Les jeunes d’Al Joumhouri viennent de tenir leur premier congrès. Ils n’ont pas rempli la salle du Colisée… Quel est votre message à la jeunesse ?

Aux jeunes, je dirais : “Vous avez fait la révolution et abattu ce régime, mais vous n’étiez ni préparés, ni encadrés pour assurer la relève. La nature ayant horreur du vide, ce sont les vieilles élites qui ont occupé ce vide et le peuple tunisien a fait le choix du conservatisme. Au terme de cette première année d’expérience, vous constatez que ce qui est proposé ne constitue pas un programme. Aujourd’hui, il faut vous impliquer dans la vie politique pour imposer votre point de vue. Vous devez participer au choix d’un gouvernement compétent qui soit conscient des priorités du pays, à savoir l’emploi et le développement des régions. C’est un gouvernement qui devra être moderniste et ne pas se sentir étranger à l’administration tunisienne, à la police et à l’armée, contrairement aux élites islamistes aujourd’hui.”

 

Quand pensez-vous que la Constitution sera finalisée ?

C’est une question de volonté politique. Il faudrait un dialogue avec l’ensemble des forces démocratiques pour offrir au pays une feuille de route déterminant la date des élections, installer une commission électorale indépendante et opter pour une loi électorale fondée sur la proportionnelle.

 

La date du 23 juin avancée par la Troïka pour les prochaines élections est-elle acceptable ?

Non. Les étudiants et les écoliers passent leurs examens, c’est la moisson, c’est la saison touristique et quasiment le début du ramadan. Le peuple tunisien n’aura pas la tête à des élections. Avril ou mai 2013 seraient plus appropriés. Je rejoins là le Premier ministre Hamadi Jebali lorsqu’il dit que la Tunisie ne supporterait pas un nouveau report des élections.

 

Je suppose que vous serez candidat à la présidentielle. Mais imaginons que le rassemblement de la famille démocrate –Nidaa Tounès, Al Massar, Parti Al Joumhouri– désigne quelqu’un d’autre, maintiendrez-vous votre candidature ?

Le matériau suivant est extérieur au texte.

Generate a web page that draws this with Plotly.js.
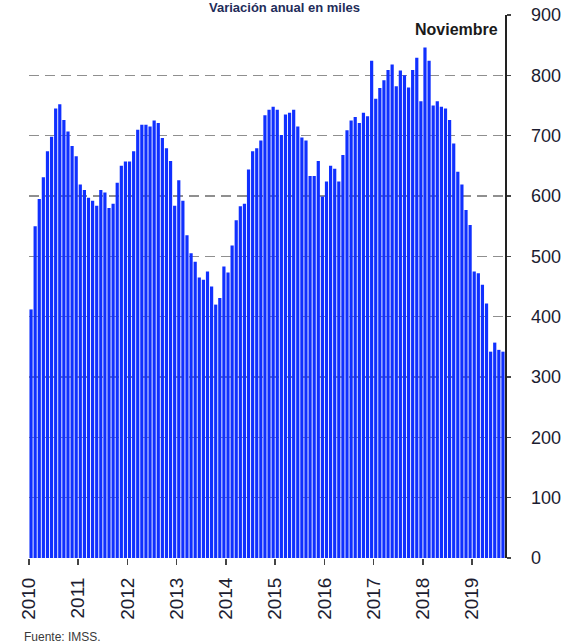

Je ne suis pas encore candidat. Mais pour moi le choix d’un candidat unique par les démocrates est la condition sine qua non du succès de notre famille politique. S’il y en a plus d’un, il faudra procéder à une primaire.

 

Éclairage. Les modernistes contre-attaquent

Deux fronts se sont constitués pour contrer Ennahda aux prochaines élections. Le premier est un agrégat de partis de centre-droit et centre-gauche, composé de Nidaa Tounès de Béji Caïd Essebsi (86 ans), d’Al Joumhouri d’Ahmed Néjib Chabbi (68 ans) et du parti Ettajdid d’Ahmed Brahim (66 ans), ainsi que de personnalités de l’ancien régime. Le second, le Front populaire, rassemble des partis de gauche et d’extrême-gauche autour de Hamma Hammami (60 ans), secrétaire général du Parti des travailleurs tunisiens. Ces deux familles politiques, qui ont en commun les valeurs universelles de la démocratie, plaident pour un gouvernement civil (dawla madaniya), en opposition à l’Etat théocratique dont rêve, selon eux, Ennahda. Elles se présenteront à l’élection présidentielle, qui aura vraisemblablement lieu en juin 2013. Mais tous les leaders s’accordent déjà pour reporter leurs voix sur le candidat moderniste qui subsistera au second tour. S’il est acquis que Hamma Hammami sera investi candidat par le Front populaire, rien n’est scellé au sein du centre-droit, où Ahmed Néjib Chabbi fait figure de présidentiable.